Input rows:
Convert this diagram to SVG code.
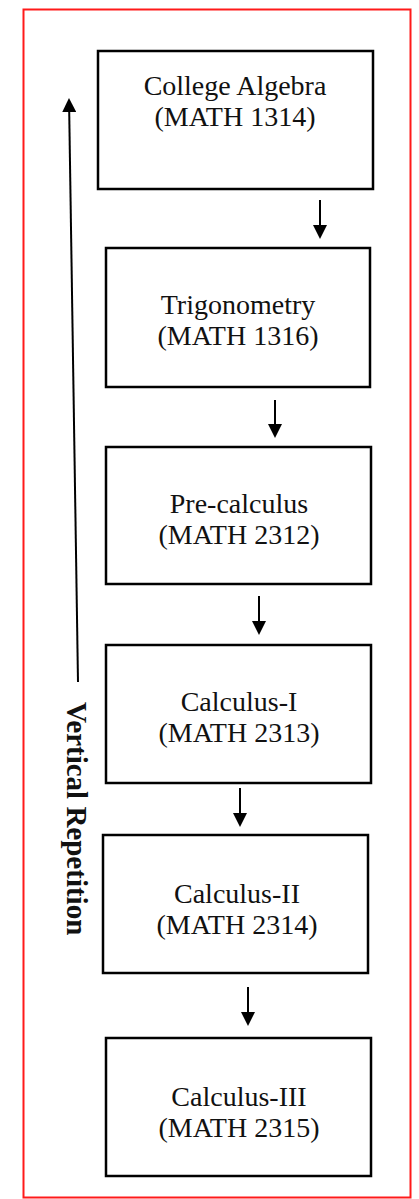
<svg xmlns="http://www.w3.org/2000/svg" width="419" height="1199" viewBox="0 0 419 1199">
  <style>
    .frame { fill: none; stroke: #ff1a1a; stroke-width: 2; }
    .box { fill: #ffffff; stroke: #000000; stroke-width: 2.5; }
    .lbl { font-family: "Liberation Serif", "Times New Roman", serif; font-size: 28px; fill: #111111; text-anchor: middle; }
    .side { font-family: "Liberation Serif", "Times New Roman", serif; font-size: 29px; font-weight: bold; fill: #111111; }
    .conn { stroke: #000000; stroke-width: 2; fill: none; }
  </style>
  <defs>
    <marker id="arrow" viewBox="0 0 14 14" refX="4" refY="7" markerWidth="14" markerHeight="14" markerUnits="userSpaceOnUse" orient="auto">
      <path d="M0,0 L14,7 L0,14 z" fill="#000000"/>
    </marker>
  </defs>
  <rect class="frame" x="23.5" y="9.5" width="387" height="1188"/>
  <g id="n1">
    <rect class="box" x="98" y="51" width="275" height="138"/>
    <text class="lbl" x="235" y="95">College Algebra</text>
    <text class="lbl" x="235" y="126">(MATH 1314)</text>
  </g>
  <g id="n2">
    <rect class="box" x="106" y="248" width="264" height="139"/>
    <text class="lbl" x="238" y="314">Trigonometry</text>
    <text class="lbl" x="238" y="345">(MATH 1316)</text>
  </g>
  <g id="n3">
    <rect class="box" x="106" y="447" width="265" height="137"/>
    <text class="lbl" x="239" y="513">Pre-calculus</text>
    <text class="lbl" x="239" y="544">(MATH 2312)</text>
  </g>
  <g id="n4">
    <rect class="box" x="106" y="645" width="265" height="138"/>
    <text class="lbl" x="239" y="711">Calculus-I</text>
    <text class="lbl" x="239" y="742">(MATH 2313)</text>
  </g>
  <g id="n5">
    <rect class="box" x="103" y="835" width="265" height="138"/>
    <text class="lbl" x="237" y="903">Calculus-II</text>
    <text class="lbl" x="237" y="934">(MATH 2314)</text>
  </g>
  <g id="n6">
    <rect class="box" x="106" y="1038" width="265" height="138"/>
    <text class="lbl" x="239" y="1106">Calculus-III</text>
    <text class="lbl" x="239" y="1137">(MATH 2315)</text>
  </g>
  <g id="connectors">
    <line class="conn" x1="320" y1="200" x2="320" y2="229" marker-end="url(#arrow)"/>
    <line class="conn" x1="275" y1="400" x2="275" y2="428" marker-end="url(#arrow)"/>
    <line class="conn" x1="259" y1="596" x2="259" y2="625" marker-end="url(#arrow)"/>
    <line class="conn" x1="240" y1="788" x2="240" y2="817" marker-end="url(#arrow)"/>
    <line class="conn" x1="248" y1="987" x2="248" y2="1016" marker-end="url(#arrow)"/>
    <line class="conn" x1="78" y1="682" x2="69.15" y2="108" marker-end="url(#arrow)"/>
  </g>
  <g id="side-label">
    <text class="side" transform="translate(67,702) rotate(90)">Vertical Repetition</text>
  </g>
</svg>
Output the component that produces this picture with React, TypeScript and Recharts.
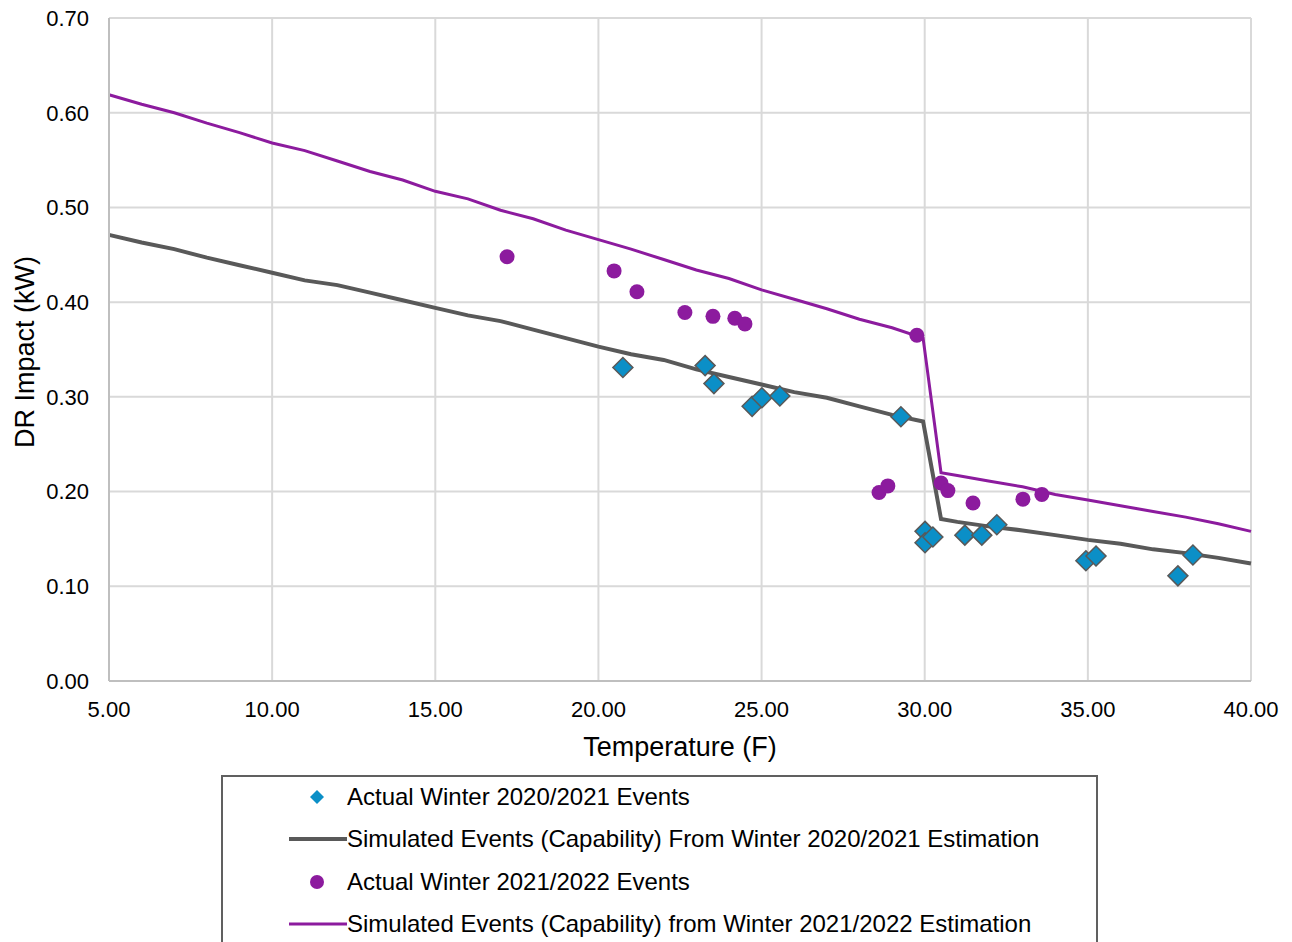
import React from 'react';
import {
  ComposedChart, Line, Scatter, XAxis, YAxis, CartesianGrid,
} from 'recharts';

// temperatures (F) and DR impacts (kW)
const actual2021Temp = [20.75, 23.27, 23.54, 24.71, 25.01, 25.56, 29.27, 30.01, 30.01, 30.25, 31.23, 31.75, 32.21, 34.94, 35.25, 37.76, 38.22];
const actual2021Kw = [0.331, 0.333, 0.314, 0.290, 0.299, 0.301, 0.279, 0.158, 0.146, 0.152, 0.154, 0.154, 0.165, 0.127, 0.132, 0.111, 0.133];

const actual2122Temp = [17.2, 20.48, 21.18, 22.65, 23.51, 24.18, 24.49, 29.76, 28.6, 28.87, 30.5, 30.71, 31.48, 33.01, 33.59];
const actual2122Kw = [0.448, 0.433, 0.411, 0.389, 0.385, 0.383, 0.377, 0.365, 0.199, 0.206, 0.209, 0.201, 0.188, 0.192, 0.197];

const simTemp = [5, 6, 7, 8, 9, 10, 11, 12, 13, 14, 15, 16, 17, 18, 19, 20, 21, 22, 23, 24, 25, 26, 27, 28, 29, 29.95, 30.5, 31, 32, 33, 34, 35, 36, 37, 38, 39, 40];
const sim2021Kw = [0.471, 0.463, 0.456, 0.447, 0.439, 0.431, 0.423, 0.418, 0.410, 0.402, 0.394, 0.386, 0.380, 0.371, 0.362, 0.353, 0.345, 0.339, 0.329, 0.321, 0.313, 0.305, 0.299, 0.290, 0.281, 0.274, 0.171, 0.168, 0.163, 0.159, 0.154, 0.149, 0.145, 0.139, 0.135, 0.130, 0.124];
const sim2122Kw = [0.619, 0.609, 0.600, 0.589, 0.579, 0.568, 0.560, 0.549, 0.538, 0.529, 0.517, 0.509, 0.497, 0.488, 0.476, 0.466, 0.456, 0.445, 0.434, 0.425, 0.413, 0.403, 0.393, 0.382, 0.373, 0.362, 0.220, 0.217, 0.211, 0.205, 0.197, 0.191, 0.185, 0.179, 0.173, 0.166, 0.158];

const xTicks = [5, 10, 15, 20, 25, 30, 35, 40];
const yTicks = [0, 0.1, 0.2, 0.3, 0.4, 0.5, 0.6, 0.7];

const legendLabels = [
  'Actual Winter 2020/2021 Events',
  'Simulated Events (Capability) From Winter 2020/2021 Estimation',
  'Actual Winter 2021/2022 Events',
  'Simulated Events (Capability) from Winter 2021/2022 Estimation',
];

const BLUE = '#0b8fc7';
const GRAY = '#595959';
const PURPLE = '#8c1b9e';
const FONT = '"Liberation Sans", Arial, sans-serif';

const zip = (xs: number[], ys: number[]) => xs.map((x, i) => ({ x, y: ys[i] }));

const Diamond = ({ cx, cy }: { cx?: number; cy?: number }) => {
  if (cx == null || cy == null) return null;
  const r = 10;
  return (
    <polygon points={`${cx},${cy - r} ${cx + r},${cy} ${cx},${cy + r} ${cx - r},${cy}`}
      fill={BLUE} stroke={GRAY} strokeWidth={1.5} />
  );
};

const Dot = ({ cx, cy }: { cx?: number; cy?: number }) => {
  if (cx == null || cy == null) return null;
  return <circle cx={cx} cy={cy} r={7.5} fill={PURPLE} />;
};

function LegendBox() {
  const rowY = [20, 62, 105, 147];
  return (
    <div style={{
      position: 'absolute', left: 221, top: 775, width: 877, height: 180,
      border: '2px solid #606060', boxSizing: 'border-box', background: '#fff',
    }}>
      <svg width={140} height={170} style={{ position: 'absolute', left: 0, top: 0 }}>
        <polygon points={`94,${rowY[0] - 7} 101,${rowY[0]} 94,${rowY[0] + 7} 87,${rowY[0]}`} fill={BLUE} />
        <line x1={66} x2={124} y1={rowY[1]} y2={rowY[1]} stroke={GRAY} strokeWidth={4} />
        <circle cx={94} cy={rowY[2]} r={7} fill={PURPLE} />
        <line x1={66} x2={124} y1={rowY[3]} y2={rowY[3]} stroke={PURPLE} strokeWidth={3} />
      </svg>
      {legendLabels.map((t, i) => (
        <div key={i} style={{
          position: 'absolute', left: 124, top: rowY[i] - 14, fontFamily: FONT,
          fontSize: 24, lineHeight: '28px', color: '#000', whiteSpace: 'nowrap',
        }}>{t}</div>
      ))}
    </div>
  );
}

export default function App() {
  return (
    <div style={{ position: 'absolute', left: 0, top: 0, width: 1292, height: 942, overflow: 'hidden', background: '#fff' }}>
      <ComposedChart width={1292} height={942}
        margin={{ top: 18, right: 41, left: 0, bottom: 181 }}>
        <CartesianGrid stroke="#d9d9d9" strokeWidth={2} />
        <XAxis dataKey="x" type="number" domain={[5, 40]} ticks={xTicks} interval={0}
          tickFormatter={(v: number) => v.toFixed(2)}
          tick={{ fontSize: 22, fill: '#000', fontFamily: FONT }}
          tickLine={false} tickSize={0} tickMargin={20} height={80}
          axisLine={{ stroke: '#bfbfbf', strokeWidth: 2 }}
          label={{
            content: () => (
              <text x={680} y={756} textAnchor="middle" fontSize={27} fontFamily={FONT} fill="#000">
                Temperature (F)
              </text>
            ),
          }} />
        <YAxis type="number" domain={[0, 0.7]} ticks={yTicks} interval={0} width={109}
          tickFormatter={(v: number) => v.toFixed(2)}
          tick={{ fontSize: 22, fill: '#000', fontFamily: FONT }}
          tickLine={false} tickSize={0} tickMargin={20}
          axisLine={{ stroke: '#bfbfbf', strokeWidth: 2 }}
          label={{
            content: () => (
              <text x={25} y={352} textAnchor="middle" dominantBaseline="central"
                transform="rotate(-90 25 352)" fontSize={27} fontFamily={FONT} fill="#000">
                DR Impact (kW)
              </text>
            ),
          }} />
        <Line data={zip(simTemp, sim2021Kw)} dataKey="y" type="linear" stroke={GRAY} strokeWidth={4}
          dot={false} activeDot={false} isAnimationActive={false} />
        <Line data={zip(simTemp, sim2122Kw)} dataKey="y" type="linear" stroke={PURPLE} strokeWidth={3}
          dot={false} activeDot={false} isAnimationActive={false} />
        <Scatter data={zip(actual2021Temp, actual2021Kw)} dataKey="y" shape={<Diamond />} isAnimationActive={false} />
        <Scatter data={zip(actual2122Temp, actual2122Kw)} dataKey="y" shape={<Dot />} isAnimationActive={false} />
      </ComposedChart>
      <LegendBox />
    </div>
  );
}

Exercise details:
Nothing but the lines from the one with "Output the component" down to the one with "const yTicks = [0, 0.1, 0.2, 0.3, 0.4, 0.5, 0.6, 0.7];" should be printed, both of them included. Leave out the pictures.

Correct answer:
Output the component that produces this picture with React, TypeScript and Recharts.
import React from 'react';
import {
  ComposedChart, Line, Scatter, XAxis, YAxis, CartesianGrid,
} from 'recharts';

// temperatures (F) and DR impacts (kW)
const actual2021Temp = [20.75, 23.27, 23.54, 24.71, 25.01, 25.56, 29.27, 30.01, 30.01, 30.25, 31.23, 31.75, 32.21, 34.94, 35.25, 37.76, 38.22];
const actual2021Kw = [0.331, 0.333, 0.314, 0.290, 0.299, 0.301, 0.279, 0.158, 0.146, 0.152, 0.154, 0.154, 0.165, 0.127, 0.132, 0.111, 0.133];

const actual2122Temp = [17.2, 20.48, 21.18, 22.65, 23.51, 24.18, 24.49, 29.76, 28.6, 28.87, 30.5, 30.71, 31.48, 33.01, 33.59];
const actual2122Kw = [0.448, 0.433, 0.411, 0.389, 0.385, 0.383, 0.377, 0.365, 0.199, 0.206, 0.209, 0.201, 0.188, 0.192, 0.197];

const simTemp = [5, 6, 7, 8, 9, 10, 11, 12, 13, 14, 15, 16, 17, 18, 19, 20, 21, 22, 23, 24, 25, 26, 27, 28, 29, 29.95, 30.5, 31, 32, 33, 34, 35, 36, 37, 38, 39, 40];
const sim2021Kw = [0.471, 0.463, 0.456, 0.447, 0.439, 0.431, 0.423, 0.418, 0.410, 0.402, 0.394, 0.386, 0.380, 0.371, 0.362, 0.353, 0.345, 0.339, 0.329, 0.321, 0.313, 0.305, 0.299, 0.290, 0.281, 0.274, 0.171, 0.168, 0.163, 0.159, 0.154, 0.149, 0.145, 0.139, 0.135, 0.130, 0.124];
const sim2122Kw = [0.619, 0.609, 0.600, 0.589, 0.579, 0.568, 0.560, 0.549, 0.538, 0.529, 0.517, 0.509, 0.497, 0.488, 0.476, 0.466, 0.456, 0.445, 0.434, 0.425, 0.413, 0.403, 0.393, 0.382, 0.373, 0.362, 0.220, 0.217, 0.211, 0.205, 0.197, 0.191, 0.185, 0.179, 0.173, 0.166, 0.158];

const xTicks = [5, 10, 15, 20, 25, 30, 35, 40];
const yTicks = [0, 0.1, 0.2, 0.3, 0.4, 0.5, 0.6, 0.7];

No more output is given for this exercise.